Our featured participant today is Lisa Takes Flight, who offers us a quartet of little comic poems in response to Day Thirteen’s invitation to write poems that follow the beats of a joke.
Today’s featured resource is actually more a series of possibilities. Over the past few years – prompted in many cases by the pandemic – organizations that used to host in-person poetry workshops have increasingly moved their offerings online. These range from a few hours focused on a particular topic to multi-week intensives. They’re not always (or usually, even) cheap, but if you’re trying to push your writing in a new direction, or devote serious time to working on a particular issue (like revision, or organizing a manuscript), they can be very helpful. While there are a very large number of organizations that present such online workshops, here are a few to give you a sense of the kinds of offerings you might see: Poets House Workshops and Classes, Maine Writers & Publishers Workshops, and Poetry Barn Workshops.

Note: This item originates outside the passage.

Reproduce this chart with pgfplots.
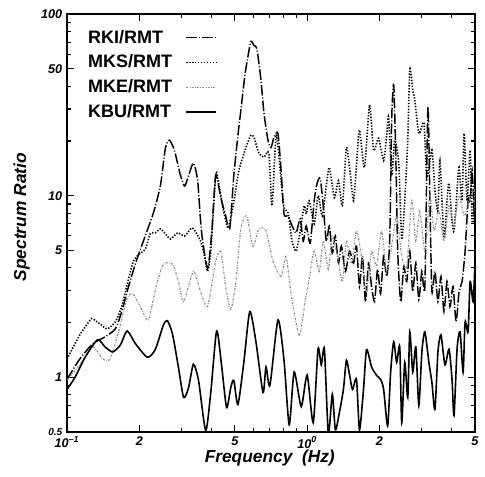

And now for our (optional) daily prompt. Hopefully, this one will provide you with a bit of Friday fun. Today, I challenge you to write a parody or satire based on a famous poem. It can be long or short, rhymed or not. But take a favorite (or unfavorite) poem of the past, and see if you can’t re-write it on humorous, mocking, or sharp-witted lines. You can use your poem to make fun of the original (in the vein of a parody), or turn the form and manner of the original into a vehicle for making points about something else (more of a satire – though the dividing lines get rather confused and thin at times).